蓮 「突然にすみません。ですが、一刻を争う状況ですので無理を承知で伺いました。相沢先生の教え子である鈴木麻依さんが何者かに襲われ、現在も意識不明の状態です。そこで、色々と調べていくうちに、どうやらキタキツネ園での出来事が今回の事件に影響しているのではないかと思われます。そこで先生に伺いたいのは、キタキツネ園で何か問題などはなかったかという事です?」
相沢 「…もう何年も前の事だし、トラブルや特別な事は無かったと思いますが。」
蓮 「では、先生は"田中蒼真"という男性を覚えていらっしゃいますか?」
相沢 「はい、何となくですが覚えています。たしか、面倒見の良い明るい子だったような…。」
蓮 「その田中蒼真について、他に覚えている事は?どんな小さな事でもいいんです。」
相沢 「…ごめんなさい、これと言って思い出せないわ。」
蓮 「そうですか…。分かりました。では、何か思い出したらご連絡下さい。」
残念ながら、今、俺が調べられる事全てが手詰まりとなってしまった。俺は半ば諦めかけていた。やはり、素人の俺が麻依や美咲の仇を打とうなどとうい考えは無謀だったのかもしれない。自分の弱さに反吐がでそうなくらいだ。そんな愚痴をこぼしながら麻依のいる病院へと歩いていると携帯が鳴った。相手は行方不明となっている"小嶋誠"の自宅からだった。電話に出ると若い女性の声である。
『もしもし、小嶋誠の妹です!お母さんから聞いたのですが、先程の腕時計の写メを見ました。
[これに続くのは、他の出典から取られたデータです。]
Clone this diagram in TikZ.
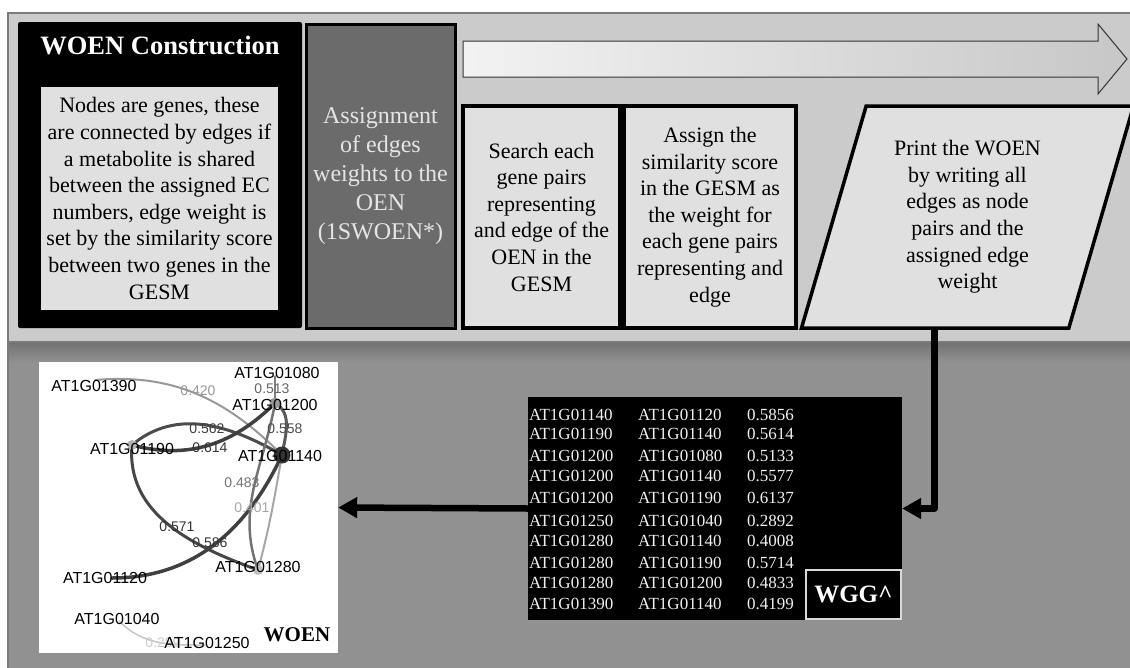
\documentclass[tikz,border=0pt]{standalone}
\usepackage{fontspec}
\setmainfont{Liberation Serif}
\newfontfamily\graphfont{Liberation Sans}
\usepackage{xcolor}
\usepackage{tikz}
\usetikzlibrary{arrows.meta, positioning, shapes.geometric}

\definecolor{panellight}{HTML}{CBCBCB}
\definecolor{paneldark}{HTML}{919191}
\definecolor{panelline}{HTML}{7A7A7A}
\definecolor{boxfill}{HTML}{E0E0E0}
\definecolor{darkbox}{HTML}{6B6B6B}

\begin{document}
\begin{tikzpicture}[x=1pt, y=1pt,
    % Styles
    process/.style={rectangle, draw=black, line width=3.5pt, fill=boxfill, align=center, inner sep=0pt, font=\fontsize{22}{26.6}\selectfont},
    cell/.style={anchor=west, inner sep=0pt, text=white!94!black, font=\fontsize{17}{17}\selectfont},
    gene/.style={inner sep=0pt, font=\graphfont\fontsize{16}{16}\selectfont},
    weight/.style={inner sep=0pt, font=\graphfont\fontsize{14}{14}\selectfont},
    dot/.style={circle, inner sep=0pt, minimum size=11pt},
    edge/.style={line cap=round},
    flow/.style={line width=6.5pt, line join=round, -{Triangle[width=20pt,length=19pt]}}
]
    \useasboundingbox (0,0) rectangle (1130,-667);
    \fill[white] (0,0) rectangle (1130,-667);

    % --- Panels ---
    \draw[panelline, line width=2pt, fill=panellight] (8,-13) rectangle (1132,-342);
    \draw[panelline, line width=2pt, fill=paneldark] (8,-342) rectangle (1132,-669);
    \shade[top color=black!55, bottom color=paneldark] (9,-343) rectangle (1131,-362);

    % --- Top: WOEN construction steps ---
    \node[fill=black, rounded corners=2pt, minimum width=284pt, minimum height=306pt] (constr) at (160,-175) {};
    \node[text=white, font=\fontsize{26.5}{30}\selectfont\bfseries] (title) at (160,-46) {WOEN Construction};
    \node[process, draw=none, minimum width=237pt, minimum height=223pt] (oen) at (159.5,-198.5) {Nodes are genes, these\\are connected by edges if\\a metabolite is shared\\between the assigned EC\\numbers, edge weight is\\set by the similarity score\\between two genes in the\\GESM};

    \node[process, line width=3pt, fill=darkbox, text=white!90!black, minimum width=149pt, minimum height=304pt, font=\fontsize{24}{29}\selectfont] (assign) at (380.5,-176) {Assignment\\of edges\\weights to the\\OEN\\(1SWOEN*)};

    % Process arrow
    \shade[left color=white!95!black, right color=black!22, draw=black!80, line width=1pt]
        (463,-41) -- (1098,-41) -- (1098,-24) -- (1127,-59) -- (1098,-94) -- (1098,-77) -- (463,-77) -- cycle;

    \node[process, minimum width=157pt, minimum height=222pt] (search) at (541.5,-217) {Search each\\gene pairs\\representing\\and edge of the\\OEN in the\\GESM};
    \node[process, minimum width=172pt, minimum height=222pt] (score) at (710,-217) {Assign the\\similarity score\\in the GESM as\\the weight for\\each gene pairs\\representing and\\edge};
    \node[process, trapezium, trapezium left angle=73, trapezium right angle=107, trapezium stretches=true, minimum width=333pt, minimum height=222pt] (print) at (967.5,-217) {Print the WOEN\\by writing all\\edges as node\\pairs and the\\assigned edge\\weight};

    % --- Bottom: weighted gene graph table ---
    \node[fill=black, minimum width=374pt, minimum height=223pt, inner sep=0pt] (tbl) at (715,-508.5) {};
    \foreach \y/\a/\b/\c [count=\i] in {415/AT1G01140/AT1G01120/0.5856, 434/AT1G01190/AT1G01140/0.5614,
        456/AT1G01200/AT1G01080/0.5133, 476/AT1G01200/AT1G01140/0.5577, 498/AT1G01200/AT1G01190/0.6137,
        521/AT1G01250/AT1G01040/0.2892, 541/AT1G01280/AT1G01140/0.4008, 563/AT1G01280/AT1G01190/0.5714,
        583/AT1G01280/AT1G01200/0.4833, 604/AT1G01390/AT1G01140/0.4199} {
        \node[cell] (a\i) at (529,-\y) {\a};
        \node[cell] (b\i) at (638,-\y) {\b};
        \node[cell] (c\i) at (747,-\y) {\c};
    }
    \node[draw=white!85!black, line width=1.5pt, fill=black, text=white, inner sep=0pt, minimum width=95pt, minimum height=49pt, font=\fontsize{25}{25}\selectfont\bfseries] (tag) at (853.5,-594.5) {WGG\textasciicircum};

    % --- Bottom: WOEN graph ---
    \node[fill=white, minimum width=299pt, minimum height=291pt, inner sep=0pt] (woen) at (188.5,-507.5) {};

    \coordinate (g1390) at (95,-380);
    \coordinate (g1080) at (275,-376);
    \coordinate (g1200) at (275,-403);
    \coordinate (g1190) at (132,-445);
    \coordinate (g1140) at (282,-455);
    \coordinate (g1280) at (258,-570);
    \coordinate (g1120) at (112,-578);
    \coordinate (g1040) at (119,-621);
    \coordinate (g1250) at (205,-645);

    % edges
    \draw[edge, black!40, line width=2pt] (g1390) to[out=5, in=135] (g1140);
    \draw[edge, black!50, line width=1.5pt] (g1200) -- (g1080);
    \draw[edge, black!65, line width=3pt] (g1200) to[out=-30, in=80] (g1140);
    \draw[edge, black!70, line width=3pt] (g1190) to[out=40, in=150] (g1140);
    \draw[edge, black!75, line width=3.5pt] (g1200) to[out=225, in=-15] (g1190);
    \draw[edge, black!72, line width=3pt] (g1190) to[out=-95, in=160] (g1280);
    \draw[edge, black!75, line width=3.5pt] (g1140) to[out=-115, in=0] (g1120);
    \draw[edge, black!55, line width=2.5pt] (g1280) to[out=110, in=-100] (g1200);
    \draw[edge, black!35, line width=2pt] (g1280) to[out=75, in=-100] (g1140);
    \draw[edge, black!22, line width=1.5pt] (g1040) to[out=-45, in=180] (g1250);

    % nodes
    \node[dot, fill=black!40] (d1200) at (g1200) {};
    \node[dot, fill=black!30, minimum size=10pt] (d1190) at (g1190) {};
    \node[dot, fill=black!80, minimum size=17pt] (d1140) at (g1140) {};
    \node[dot, fill=black!25, minimum size=10pt] (d1280) at (g1280) {};

    % weights
    \node[weight, text=black!40] (w420) at (198,-391) {0.420};
    \node[weight, text=black!60] (w513) at (272,-389) {0.513};
    \node[weight, text=black!75] (w562) at (207,-429) {0.562};
    \node[weight, text=black!80] (w614) at (210,-448) {0.614};
    \node[weight, text=black!70] (w558) at (285,-429) {0.558};
    \node[weight, text=black!55] (w483) at (242,-483) {0.483};
    \node[weight, text=black!35] (w401) at (252,-508) {0.401};
    \node[weight, text=black!80] (w571) at (177,-527) {0.571};
    \node[weight, text=black!80] (w586) at (210,-543) {0.586};
    \node[weight, text=black!20] (w289) at (163,-643) {0.289};

    % gene labels
    \node[gene] (l1390) at (94,-386) {AT1G01390};
    \node[gene] (l1080) at (277,-373) {AT1G01080};
    \node[gene] (l1200) at (275,-405) {AT1G01200};
    \node[gene] (l1190) at (132,-449) {AT1G01190};
    \node[gene] (l1140) at (280,-456) {AT1G01140};
    \node[gene] (l1280) at (258,-567) {AT1G01280};
    \node[gene] (l1120) at (105,-578) {AT1G01120};
    \node[gene] (l1040) at (117,-619) {AT1G01040};
    \node[gene] (l1250) at (207,-643) {AT1G01250};
    \node[font=\fontsize{21}{21}\selectfont\bfseries] (woenlabel) at (297,-635) {WOEN};

    % --- Connectors ---
    \draw[flow] (print.bottom side) |- (tbl.east);
    \draw[flow] (tbl.west) -- (woen.east);

\end{tikzpicture}
\end{document}
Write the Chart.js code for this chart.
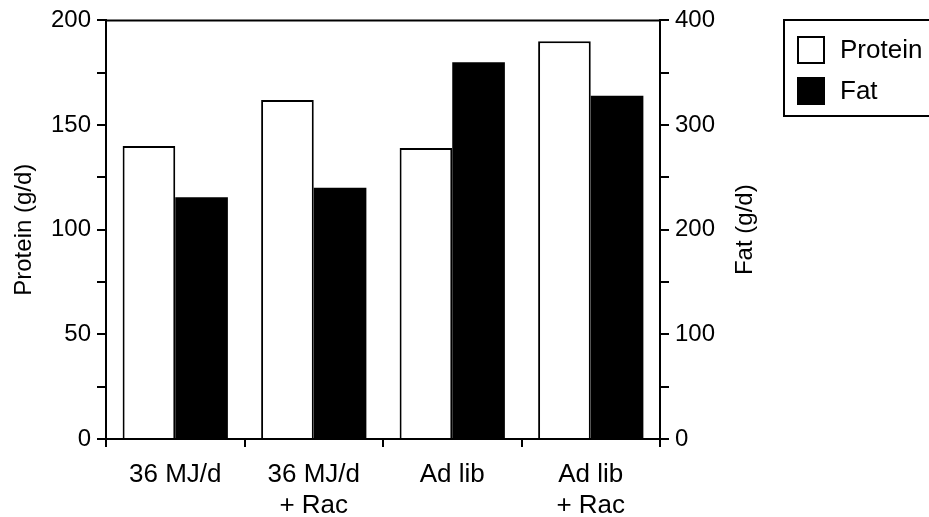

はっきりとは言えませんが、独特なデザインがお兄ちゃんの時計によく似ています。お母さんは知らなかったみたいですけど、私、お兄ちゃんが似ている時計を着けている所を何度か見ました。社会人になって初めてのボーナスで自分へのご褒美だとかで買ったと言っていました。お母さんに言うと無駄遣いとか言われそうだからとなるべく見せないようにしていたみたい。もし、お兄ちゃんの物なら、時計の裏に刻印があると思います。』
まさかの朗報に俺は急いで時計の裏側を確認した。しかし、焼けた時の焦げなのか、黒ずんでしまい刻印がはっきりと見えない状態であった。俺はすかさず携帯を取り真島刑事に連絡を入れた。
蓮 「もしもし小鳥遊です!すみませんが、真島さんのお力で"鑑識"をお願いできないですか?」
真島 「鑑識…!?どうしたんだ?」
蓮 「小嶋誠の妹によると、腕時計の持ち主が小嶋だとすると、裏側に刻印があるそうです。しかし、焼けた黒ずみで肉眼では確認できません。そこで、警察の鑑識なら判別できるはず!」
真島 「分かった。では、署で待ち合わせよう。」
俺は急いで真島刑事のいる警察署へと向かった。30分ほど待つと真島刑事が現れた。すぐに鑑識へと回してくれる段取りを付けてくれた。その間、俺は麻依のいる病院に戻り鑑識結果を待っていた。そして夕方、真島刑事から連絡があった。時計裏の刻印には【M.K】のイニシャルが浮かび上がったそうだ。
蓮 「まこと…こじま…M.K…」
俺と麻依を車で追い掛け、事故で死んだと思われていたはずの田中蒼真の遺体からは、何故か行方不明の小嶋誠の腕時計を着けていたという事だ!この結果から想定できる事は、田中が何かしらの理由で小嶋誠の腕時計を着けていたか、若しくは、事故で死んだのは"小嶋誠であった"の2通りしかない。さらに付け加えるなら、一ノ瀬美咲が疑っていたように、あの放火時の防犯カメラに映っていた犯人が田中蒼真に似ているという点を交えると、実は、田中蒼真は生きている可能性まで考えられる。しかし、俺は車の中にいた田中蒼真を見ている。真島刑事が言う仮説のように、この事故の裏には俺達の知らない何かが隠されているのではないかと感じ始めた…。